INPUT ROWS |
▼▼▼

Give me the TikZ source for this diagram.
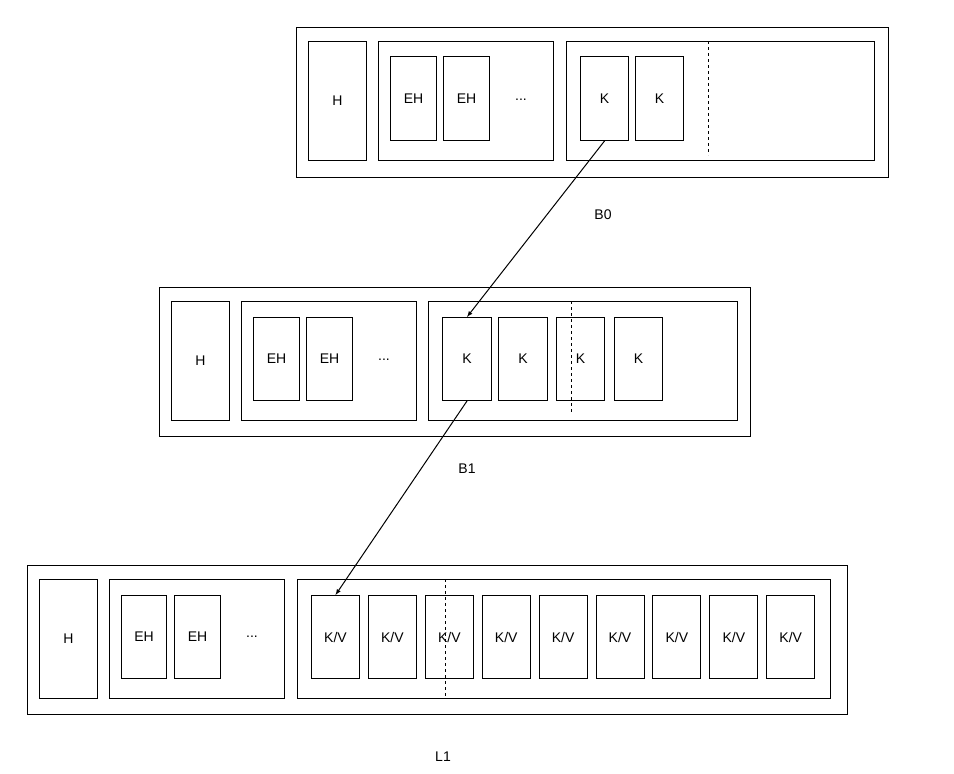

▲▲▲
▼▼▼

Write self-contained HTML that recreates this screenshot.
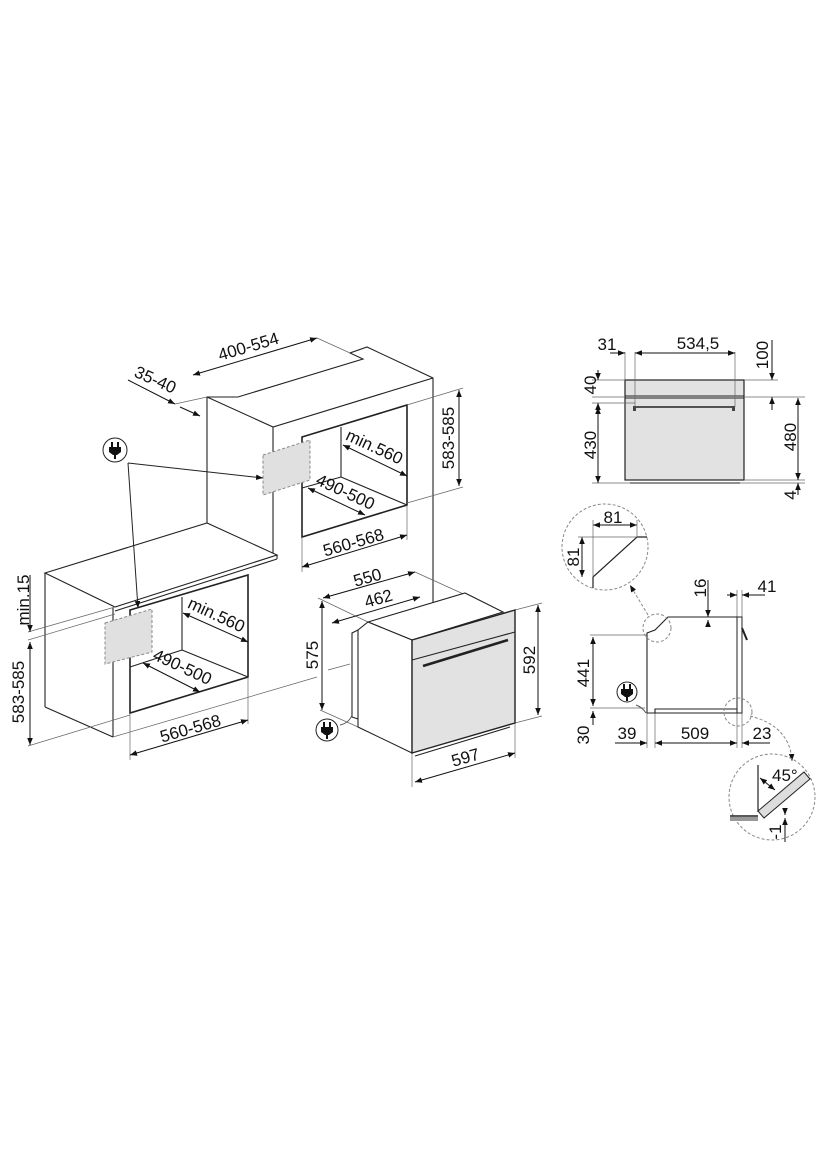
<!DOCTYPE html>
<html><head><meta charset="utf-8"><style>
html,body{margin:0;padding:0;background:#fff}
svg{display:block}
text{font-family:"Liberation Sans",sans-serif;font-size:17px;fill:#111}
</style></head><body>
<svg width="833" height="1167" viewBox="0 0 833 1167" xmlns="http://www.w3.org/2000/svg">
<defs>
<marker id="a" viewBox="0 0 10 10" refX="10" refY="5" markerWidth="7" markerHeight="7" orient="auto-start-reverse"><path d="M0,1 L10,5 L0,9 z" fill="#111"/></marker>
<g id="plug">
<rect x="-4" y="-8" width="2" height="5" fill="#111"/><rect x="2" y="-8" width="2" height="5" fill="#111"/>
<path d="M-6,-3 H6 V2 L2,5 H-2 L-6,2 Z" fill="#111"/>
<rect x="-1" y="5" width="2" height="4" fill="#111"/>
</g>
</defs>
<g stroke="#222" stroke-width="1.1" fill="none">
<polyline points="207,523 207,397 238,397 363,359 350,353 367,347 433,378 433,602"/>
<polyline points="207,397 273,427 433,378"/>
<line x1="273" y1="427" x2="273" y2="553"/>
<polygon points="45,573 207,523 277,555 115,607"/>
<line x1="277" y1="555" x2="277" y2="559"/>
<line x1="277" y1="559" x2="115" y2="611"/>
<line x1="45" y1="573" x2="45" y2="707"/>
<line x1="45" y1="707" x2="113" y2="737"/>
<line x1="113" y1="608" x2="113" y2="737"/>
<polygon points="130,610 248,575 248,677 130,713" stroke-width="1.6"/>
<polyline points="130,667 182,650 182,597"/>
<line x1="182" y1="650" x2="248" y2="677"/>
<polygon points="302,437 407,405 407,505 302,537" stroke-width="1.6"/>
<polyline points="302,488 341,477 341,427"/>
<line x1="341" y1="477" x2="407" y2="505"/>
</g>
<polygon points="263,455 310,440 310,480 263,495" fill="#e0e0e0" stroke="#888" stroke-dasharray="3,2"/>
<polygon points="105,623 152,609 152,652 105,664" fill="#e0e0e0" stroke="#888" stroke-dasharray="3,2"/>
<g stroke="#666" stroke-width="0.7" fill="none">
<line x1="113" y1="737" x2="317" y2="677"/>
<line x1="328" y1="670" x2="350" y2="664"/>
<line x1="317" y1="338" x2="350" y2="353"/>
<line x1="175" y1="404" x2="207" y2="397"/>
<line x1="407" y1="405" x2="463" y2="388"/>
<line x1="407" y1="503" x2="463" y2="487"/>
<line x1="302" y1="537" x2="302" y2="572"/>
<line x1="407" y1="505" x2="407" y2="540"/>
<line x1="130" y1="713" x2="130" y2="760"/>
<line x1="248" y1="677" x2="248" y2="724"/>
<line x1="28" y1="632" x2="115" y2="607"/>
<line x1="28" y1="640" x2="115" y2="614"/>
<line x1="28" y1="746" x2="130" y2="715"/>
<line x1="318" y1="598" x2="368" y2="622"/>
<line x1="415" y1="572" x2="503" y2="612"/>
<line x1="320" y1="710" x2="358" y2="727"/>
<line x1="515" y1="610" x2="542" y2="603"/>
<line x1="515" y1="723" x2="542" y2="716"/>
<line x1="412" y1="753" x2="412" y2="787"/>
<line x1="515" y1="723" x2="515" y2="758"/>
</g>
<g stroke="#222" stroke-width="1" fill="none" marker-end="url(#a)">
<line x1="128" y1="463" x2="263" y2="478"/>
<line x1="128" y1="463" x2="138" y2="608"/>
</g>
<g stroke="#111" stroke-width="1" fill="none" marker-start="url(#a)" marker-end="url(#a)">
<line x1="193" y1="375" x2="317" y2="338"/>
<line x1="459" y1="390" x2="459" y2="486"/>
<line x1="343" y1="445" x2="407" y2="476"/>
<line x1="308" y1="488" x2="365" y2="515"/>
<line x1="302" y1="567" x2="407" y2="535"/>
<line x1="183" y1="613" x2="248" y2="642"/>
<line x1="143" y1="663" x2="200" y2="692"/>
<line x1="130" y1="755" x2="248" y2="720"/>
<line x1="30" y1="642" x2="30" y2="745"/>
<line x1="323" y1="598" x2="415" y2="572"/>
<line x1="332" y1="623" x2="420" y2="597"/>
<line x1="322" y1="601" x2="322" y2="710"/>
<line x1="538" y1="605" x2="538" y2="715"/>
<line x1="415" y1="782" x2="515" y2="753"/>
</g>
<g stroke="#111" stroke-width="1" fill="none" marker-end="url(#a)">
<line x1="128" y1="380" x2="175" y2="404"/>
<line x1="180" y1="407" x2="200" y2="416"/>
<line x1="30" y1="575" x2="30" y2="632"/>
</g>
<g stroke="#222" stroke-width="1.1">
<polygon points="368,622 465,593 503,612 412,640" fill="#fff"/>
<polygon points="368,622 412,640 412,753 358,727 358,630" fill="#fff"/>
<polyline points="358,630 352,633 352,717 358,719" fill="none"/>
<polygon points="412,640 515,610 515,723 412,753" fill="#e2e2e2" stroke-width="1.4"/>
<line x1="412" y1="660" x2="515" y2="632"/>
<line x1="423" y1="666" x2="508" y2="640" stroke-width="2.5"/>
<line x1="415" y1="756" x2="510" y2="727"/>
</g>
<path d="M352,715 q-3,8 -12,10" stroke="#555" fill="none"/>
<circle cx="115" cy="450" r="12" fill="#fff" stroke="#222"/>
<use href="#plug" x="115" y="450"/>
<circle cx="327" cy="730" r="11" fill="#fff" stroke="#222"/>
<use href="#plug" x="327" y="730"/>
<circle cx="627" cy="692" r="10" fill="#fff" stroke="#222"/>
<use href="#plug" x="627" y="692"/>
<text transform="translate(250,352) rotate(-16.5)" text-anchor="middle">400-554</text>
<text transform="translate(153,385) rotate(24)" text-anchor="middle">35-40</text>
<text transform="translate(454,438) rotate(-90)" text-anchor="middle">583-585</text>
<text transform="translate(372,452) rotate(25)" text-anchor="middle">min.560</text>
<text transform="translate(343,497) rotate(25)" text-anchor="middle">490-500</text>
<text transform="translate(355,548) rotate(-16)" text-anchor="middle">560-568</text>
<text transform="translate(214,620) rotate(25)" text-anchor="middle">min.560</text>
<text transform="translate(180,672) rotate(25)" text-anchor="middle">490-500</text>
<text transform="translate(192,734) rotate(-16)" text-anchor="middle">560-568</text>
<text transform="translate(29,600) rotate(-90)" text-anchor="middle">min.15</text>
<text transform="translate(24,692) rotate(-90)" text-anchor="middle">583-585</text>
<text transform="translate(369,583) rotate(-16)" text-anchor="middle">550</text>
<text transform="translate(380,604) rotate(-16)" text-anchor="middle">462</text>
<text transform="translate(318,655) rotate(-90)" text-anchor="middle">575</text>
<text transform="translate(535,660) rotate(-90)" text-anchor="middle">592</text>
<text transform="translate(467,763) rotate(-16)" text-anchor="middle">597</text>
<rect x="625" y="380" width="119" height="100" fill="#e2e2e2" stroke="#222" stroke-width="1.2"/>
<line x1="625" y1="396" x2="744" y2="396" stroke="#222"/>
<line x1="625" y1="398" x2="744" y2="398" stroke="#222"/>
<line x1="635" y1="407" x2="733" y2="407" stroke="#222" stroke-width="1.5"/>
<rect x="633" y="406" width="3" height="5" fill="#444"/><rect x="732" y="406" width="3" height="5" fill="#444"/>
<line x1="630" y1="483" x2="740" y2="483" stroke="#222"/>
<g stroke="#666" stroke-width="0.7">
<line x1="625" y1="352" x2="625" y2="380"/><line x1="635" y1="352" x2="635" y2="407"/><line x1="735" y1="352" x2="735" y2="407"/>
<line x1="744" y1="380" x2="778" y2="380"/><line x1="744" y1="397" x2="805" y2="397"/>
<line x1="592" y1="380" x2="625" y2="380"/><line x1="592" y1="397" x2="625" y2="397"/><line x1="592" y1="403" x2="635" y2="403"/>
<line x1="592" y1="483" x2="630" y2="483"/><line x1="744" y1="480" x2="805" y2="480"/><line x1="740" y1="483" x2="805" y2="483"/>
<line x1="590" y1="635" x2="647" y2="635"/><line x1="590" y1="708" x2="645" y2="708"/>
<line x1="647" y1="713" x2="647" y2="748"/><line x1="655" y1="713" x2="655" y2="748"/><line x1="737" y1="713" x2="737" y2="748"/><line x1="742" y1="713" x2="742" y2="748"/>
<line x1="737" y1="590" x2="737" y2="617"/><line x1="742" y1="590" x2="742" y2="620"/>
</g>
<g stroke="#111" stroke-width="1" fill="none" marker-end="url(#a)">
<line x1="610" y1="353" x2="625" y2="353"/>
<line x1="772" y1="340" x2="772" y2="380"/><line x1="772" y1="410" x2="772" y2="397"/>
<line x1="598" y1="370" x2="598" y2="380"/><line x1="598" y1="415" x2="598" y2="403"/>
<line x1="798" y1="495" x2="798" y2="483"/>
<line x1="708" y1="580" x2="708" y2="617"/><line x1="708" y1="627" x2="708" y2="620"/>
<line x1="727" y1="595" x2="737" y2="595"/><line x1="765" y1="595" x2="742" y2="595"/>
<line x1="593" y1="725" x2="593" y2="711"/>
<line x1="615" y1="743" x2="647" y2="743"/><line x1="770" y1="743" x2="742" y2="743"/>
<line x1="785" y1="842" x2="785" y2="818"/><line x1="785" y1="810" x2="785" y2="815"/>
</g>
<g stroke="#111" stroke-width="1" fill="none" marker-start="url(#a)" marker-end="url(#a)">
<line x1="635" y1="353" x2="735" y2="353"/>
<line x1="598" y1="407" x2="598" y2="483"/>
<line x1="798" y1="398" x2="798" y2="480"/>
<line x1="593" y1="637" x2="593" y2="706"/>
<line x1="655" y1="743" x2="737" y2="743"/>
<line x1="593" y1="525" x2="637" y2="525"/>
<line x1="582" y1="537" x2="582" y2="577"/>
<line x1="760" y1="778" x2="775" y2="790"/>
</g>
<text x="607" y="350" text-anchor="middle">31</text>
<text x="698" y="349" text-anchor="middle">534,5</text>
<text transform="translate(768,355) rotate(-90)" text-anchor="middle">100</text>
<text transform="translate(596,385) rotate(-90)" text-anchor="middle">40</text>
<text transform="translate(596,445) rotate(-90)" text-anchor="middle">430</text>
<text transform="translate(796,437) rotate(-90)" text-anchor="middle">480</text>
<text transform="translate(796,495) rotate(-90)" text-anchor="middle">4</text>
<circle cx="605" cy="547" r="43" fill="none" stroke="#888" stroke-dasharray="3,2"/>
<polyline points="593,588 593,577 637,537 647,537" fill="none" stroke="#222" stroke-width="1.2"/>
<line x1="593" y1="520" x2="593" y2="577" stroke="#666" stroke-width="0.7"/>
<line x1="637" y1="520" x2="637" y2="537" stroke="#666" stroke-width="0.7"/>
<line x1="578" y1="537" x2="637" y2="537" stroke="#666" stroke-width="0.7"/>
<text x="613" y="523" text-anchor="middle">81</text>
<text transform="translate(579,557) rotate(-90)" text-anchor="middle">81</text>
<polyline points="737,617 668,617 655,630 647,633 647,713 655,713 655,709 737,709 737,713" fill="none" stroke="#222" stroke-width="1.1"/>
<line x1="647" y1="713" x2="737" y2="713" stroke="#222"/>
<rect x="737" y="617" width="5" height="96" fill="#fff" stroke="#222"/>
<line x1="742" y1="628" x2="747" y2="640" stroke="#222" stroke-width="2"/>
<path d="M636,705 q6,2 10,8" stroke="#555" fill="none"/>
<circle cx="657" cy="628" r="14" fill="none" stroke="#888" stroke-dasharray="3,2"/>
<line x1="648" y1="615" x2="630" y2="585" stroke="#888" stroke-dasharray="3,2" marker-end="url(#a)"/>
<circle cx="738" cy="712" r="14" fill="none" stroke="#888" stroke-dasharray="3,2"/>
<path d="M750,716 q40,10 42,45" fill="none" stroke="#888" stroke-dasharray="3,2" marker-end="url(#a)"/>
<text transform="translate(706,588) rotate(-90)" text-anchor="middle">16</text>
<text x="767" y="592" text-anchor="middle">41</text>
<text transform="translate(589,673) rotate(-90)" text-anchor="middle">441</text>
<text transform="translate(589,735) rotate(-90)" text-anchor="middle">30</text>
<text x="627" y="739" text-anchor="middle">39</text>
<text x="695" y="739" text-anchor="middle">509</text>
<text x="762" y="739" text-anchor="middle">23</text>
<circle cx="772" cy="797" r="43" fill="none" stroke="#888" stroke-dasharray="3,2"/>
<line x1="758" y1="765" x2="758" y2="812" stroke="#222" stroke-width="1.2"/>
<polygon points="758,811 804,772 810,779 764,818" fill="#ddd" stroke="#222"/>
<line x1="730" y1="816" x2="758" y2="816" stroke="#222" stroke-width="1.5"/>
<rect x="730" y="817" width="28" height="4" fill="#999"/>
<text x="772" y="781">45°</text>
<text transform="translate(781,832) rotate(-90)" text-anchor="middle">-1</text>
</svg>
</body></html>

▲▲▲

WRITTEN TASK | Gather all lines from the records above in which "this" appears.

REPLY TO THE EXERCISE |
Give me the TikZ source for this diagram.
Write self-contained HTML that recreates this screenshot.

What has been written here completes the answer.